Question

Write the formulas and names of three different polyprotic acids.

Short answer

Three examples of polyprotic acids are sulfuric acid (\(H_2SO_4\)), carbonic acid (\(H_2CO_3\)), and phosphoric acid (\(H_3PO_4\)).

Step-by-step solution

Select the first polyprotic acid

Let's begin with a diprotic acid, sulfuric acid. Its formula is \(H_2SO_4\). It can donate two protons per molecule to an aqueous solution.

Select the second polyprotic acid

Next, consider carbonic acid, which is also a diprotic acid. Its formula is \(H_2CO_3\). It can donate two protons per molecule to the aqueous solution similarly to sulfuric acid.

Select the third polyprotic acid

Finally, let's choose phosphoric acid. It is a triprotic acid and its formula is \(H_3PO_4\). This acid can donate three protons per molecule to an aqueous solution.

Key concepts

Sulfuric Acid

Sulfuric acid is one of the most well-known and widely used acids in the world. Its chemical formula is \( H_2SO_4 \), and it is classified as a diprotic acid. This means it can donate two protons (hydrogen ions) when dissolved in a solution.

As one of the strongest acids available, sulfuric acid completely dissociates in water, releasing hydrogen ions and sulfate ions \((SO_4^{2-})\). The complete dissociation makes it a strong acid, which is why it's frequently used in industry for processes ranging from fertilizer production to wastewater treatment.

The two-step dissociation process for sulfuric acid involves the following reactions:

• First dissociation: \( H_2SO_4 \rightarrow H^+ + HSO_4^- \)
• Second dissociation: \( HSO_4^- \rightarrow H^+ + SO_4^{2-} \)

These steps show how the molecule discharges its two protons. Remember to handle sulfuric acid carefully, as it is highly corrosive.

Carbonic Acid

Carbonic acid \( H_2CO_3 \) is a weaker diprotic acid formed in solution when carbon dioxide is dissolved in water. This characteristic makes it crucial in regulating the pH of blood and other biological systems.

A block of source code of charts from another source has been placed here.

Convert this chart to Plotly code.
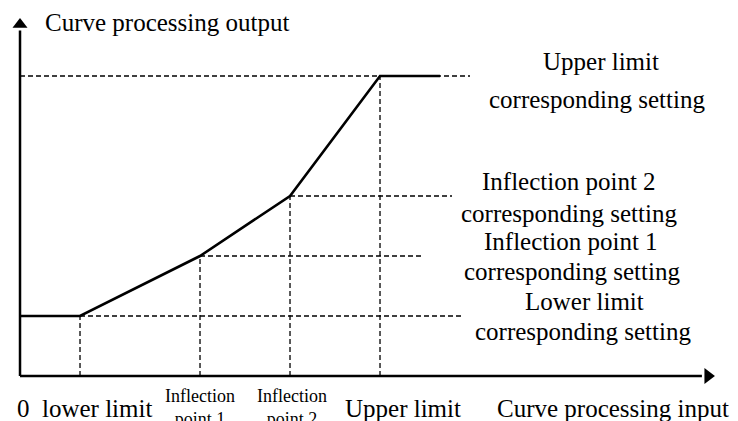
import plotly.graph_objects as go

# Piecewise transfer curve: input value -> processed output
curve_x = [0, 2, 6, 9, 12, 14]
curve_y = [2, 2, 4, 6, 10, 10]

# Breakpoints on the input axis (lower limit, inflection 1, inflection 2, upper limit)
break_x = [2, 6, 9, 12]
break_y = [2, 4, 6, 10]

# Horizontal guide lines for each output setting: start and end on the input scale
guide_y = [2, 4, 6, 10]
guide_start = [2, 6, 9, 0]
guide_end = [14.7, 13.43, 14.4, 15.0]

# Axis extents (arrow tips)
x_axis_end = 22.93
y_axis_end = 11.72

# Labels
output_title = "Curve processing output"
input_title = "Curve processing input"
setting_labels = [
    ("Upper limit", 19.37, 10.47),
    ("corresponding setting", 19.23, 9.2),
    ("Inflection point 2", 18.3, 6.47),
    ("corresponding setting", 18.3, 5.43),
    ("Inflection point 1", 18.37, 4.47),
    ("corresponding setting", 18.4, 3.47),
    ("Lower limit", 18.83, 2.47),
    ("corresponding setting", 18.77, 1.47),
]
input_labels = [
    ("0", 0.1, -1.07),
    ("lower limit", 2.57, -1.07),
    ("Upper limit", 12.77, -1.07),
    (input_title, 19.77, -1.07),
]
small_input_labels = [
    ("Inflection<br>point 1", 6.0, -0.27),
    ("Inflection<br>point 2", 9.07, -0.27),
]

FONT = "Liberation Serif, Times New Roman, serif"

fig = go.Figure()

# Dashed guides: horizontals for output settings
hx, hy = [], []
for y, x0, x1 in zip(guide_y, guide_start, guide_end):
    hx += [x0, x1, None]
    hy += [y, y, None]
# Dashed guides: verticals from each breakpoint down to the input axis
for x, y in zip(break_x, break_y):
    hx += [x, x, None]
    hy += [0, y, None]
fig.add_trace(go.Scatter(
    x=hx, y=hy, mode="lines",
    line=dict(color="black", width=1.3, dash="5px,3px"),
    hoverinfo="skip", showlegend=False,
))

# Axes
fig.add_trace(go.Scatter(
    x=[0, x_axis_end - 0.2, None, 0, 0], y=[0, 0, None, 0, y_axis_end - 0.2],
    mode="lines", line=dict(color="black", width=2.5),
    hoverinfo="skip", showlegend=False,
))
fig.add_trace(go.Scatter(
    x=[x_axis_end], y=[0], mode="markers",
    marker=dict(symbol="triangle-right", size=14, color="black", line=dict(width=0)),
    hoverinfo="skip", showlegend=False,
))
fig.add_trace(go.Scatter(
    x=[0], y=[y_axis_end], mode="markers",
    marker=dict(symbol="triangle-up", size=13, color="black", line=dict(width=0)),
    hoverinfo="skip", showlegend=False,
))

# Transfer curve
fig.add_trace(go.Scatter(
    x=curve_x, y=curve_y, mode="lines",
    line=dict(color="black", width=2.6),
    hoverinfo="skip", showlegend=False,
))

annotations = [dict(text=output_title, x=4.9, y=11.77, size=25, ya="middle")]
annotations += [dict(text=t, x=x, y=y, size=25, ya="middle") for t, x, y in setting_labels]
annotations += [dict(text=t, x=x, y=y, size=25, ya="middle") for t, x, y in input_labels]
annotations += [dict(text=t, x=x, y=y, size=18, ya="top") for t, x, y in small_input_labels]

fig.update_layout(
    width=738, height=421,
    margin=dict(l=0, r=0, t=0, b=0),
    paper_bgcolor="white", plot_bgcolor="white",
    xaxis=dict(range=[-0.667, 23.933], visible=False, fixedrange=True),
    yaxis=dict(range=[-1.5, 12.533], visible=False, fixedrange=True),
    annotations=[
        dict(text=a["text"], x=a["x"], y=a["y"], xref="x", yref="y",
             showarrow=False, xanchor="center", yanchor=a["ya"],
             font=dict(family=FONT, size=a["size"], color="black"))
        for a in annotations
    ],
)

fig.write_html("out.html")
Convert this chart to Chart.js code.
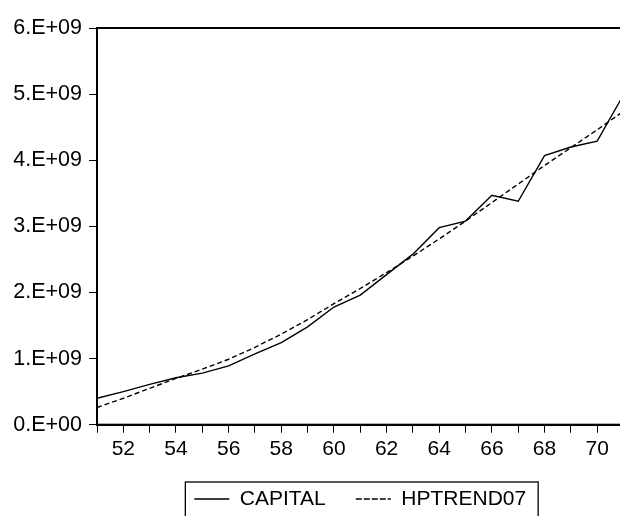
<!DOCTYPE html>
<html>
<head>
<meta charset="utf-8">
<title>CAPITAL and HP trend</title>
<script src="https://cdn.jsdelivr.net/npm/chart.js@4"></script>
<style>
  html, body { margin: 0; padding: 0; background: #fff; overflow: hidden; }
  #wrap { width: 620px; height: 516px; overflow: hidden; }
</style>
</head>
<body>
<div id="wrap"><canvas id="c" width="627" height="526"></canvas></div>
<script>
// Years (19xx) of the annual series
const years = [51, 52, 53, 54, 55, 56, 57, 58, 59, 60, 61, 62, 63, 64, 65, 66, 67, 68, 69, 70, 71];

// Capital stock, billions
const capital = [0.40, 0.50, 0.61, 0.71, 0.78, 0.89, 1.07, 1.24, 1.48, 1.78, 1.96,
                 2.27, 2.58, 2.98, 3.08, 3.47, 3.38, 4.07, 4.20, 4.29, 4.99];

// Hodrick-Prescott trend of capital, billions
const hpTrend = [0.26, 0.40, 0.55, 0.70, 0.84, 0.99, 1.17, 1.37, 1.59, 1.83, 2.06,
                 2.30, 2.55, 2.81, 3.08, 3.36, 3.64, 3.92, 4.19, 4.46, 4.74];

// Value-axis tick labels, one per billion
const yTickLabels = ['0.E+00', '1.E+09', '2.E+09', '3.E+09', '4.E+09', '5.E+09', '6.E+09'];

const SCALE = 1e9;
const FONT = { family: "'Liberation Sans', Arial, sans-serif", size: 21 };

const toPoints = vals => years.map((yr, i) => ({ x: yr, y: vals[i] * SCALE }));

// Frame on the plot area and a box around the legend
const framePlugin = {
  id: 'frame',
  afterDraw(chart) {
    const { ctx, chartArea: a } = chart;
    ctx.save();
    ctx.strokeStyle = '#000';
    ctx.lineWidth = 2;
    ctx.strokeRect(a.left, a.top, a.right - a.left, a.bottom - a.top);
    const hb = chart.legend && chart.legend.legendHitBoxes;
    if (hb && hb.length) {
      const last = hb[hb.length - 1];
      const left = hb[0].left - 9;
      const right = last.left + last.width + 12;
      const top = hb[0].top - 6.5;
      const bottom = hb[0].top + hb[0].height + 20;
      ctx.lineWidth = 1.3;
      ctx.strokeRect(left, top, right - left, bottom - top);
    }
    ctx.restore();
  }
};

new Chart(document.getElementById('c'), {
  type: 'line',
  data: {
    datasets: [
      {
        label: 'CAPITAL',
        data: toPoints(capital),
        borderColor: '#000',
        backgroundColor: 'rgba(0,0,0,0)',
        borderWidth: 1.4,
        pointRadius: 0,
        tension: 0
      },
      {
        label: 'HPTREND07',
        data: toPoints(hpTrend),
        borderColor: '#000',
        backgroundColor: 'rgba(0,0,0,0)',
        borderWidth: 1.4,
        borderDash: [5, 3],
        pointRadius: 0,
        tension: 0
      }
    ]
  },
  options: {
    responsive: false,
    animation: false,
    events: [],
    layout: { padding: { left: 0, right: 2, top: 28, bottom: 6.5 } },
    plugins: {
      tooltip: { enabled: false },
      legend: {
        position: 'bottom',
        fullSize: false,
        labels: {
          color: '#000',
          font: FONT,
          boxWidth: 35,
          boxHeight: 0,
          padding: 30
        }
      }
    },
    scales: {
      x: {
        type: 'linear',
        min: years[0],
        max: years[years.length - 1],
        afterFit(scale) { scale.height = 33.8; },
        border: { display: true, color: '#000', width: 2 },
        grid: { drawOnChartArea: false, drawTicks: true, tickLength: 8, color: '#000', lineWidth: 1 },
        ticks: {
          stepSize: 1,
          autoSkip: false,
          maxRotation: 0,
          padding: 3.5,
          color: '#000',
          font: FONT,
          callback: v => (v % 2 === 0 ? String(v) : '')
        }
      },
      y: {
        min: 0,
        max: 6 * SCALE,
        afterFit(scale) { scale.width = 97; },
        border: { display: true, color: '#000', width: 2 },
        grid: { drawOnChartArea: false, drawTicks: true, tickLength: 8, color: '#000', lineWidth: 1 },
        ticks: {
          stepSize: SCALE,
          padding: 7,
          color: '#000',
          font: { family: FONT.family, size: 21.5 },
          callback: v => yTickLabels[Math.round(v / SCALE)]
        }
      }
    }
  },
  plugins: [framePlugin]
});
</script>
</body>
</html>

In an aqueous environment, carbonic acid partially dissociates into bicarbonate \((HCO_3^- )\) and carbonate \((CO_3^{2-})\) ions. The two steps in its dissociation are:

• First dissociation: \( H_2CO_3 \rightarrow H^+ + HCO_3^- \)
• Second dissociation: \( HCO_3^- \rightarrow H^+ + CO_3^{2-} \)

Unlike sulfuric acid, carbonic acid's dissociation is not complete, which results in it behaving as a weaker acid. It plays a vital role in buffering systems in nature, maintaining a stable pH in blood and other biological fluids.

Phosphoric Acid

Phosphoric acid is a triprotic acid with the formula \( H_3PO_4 \). It can donate up to three protons when in an aqueous solution, making it an important acid in both chemistry and biology.

The dissociation of phosphoric acid occurs in three stages, corresponding to the release of its three protons:

• First dissociation: \( H_3PO_4 \rightarrow H^+ + H_2PO_4^- \)
• Second dissociation: \( H_2PO_4^- \rightarrow H^+ + HPO_4^{2-} \)
• Third dissociation: \( HPO_4^{2-} \rightarrow H^+ + PO_4^{3-} \)

This multi-step dissociation means phosphoric acid is versatile, providing different levels of acidity depending on the amount of dissociation.

Phosphoric acid is commonly used in food additives (such as colas) and fertilizers, and it's a key component in cleaning products. Its ability to donate several protons makes it effective in various chemical applications.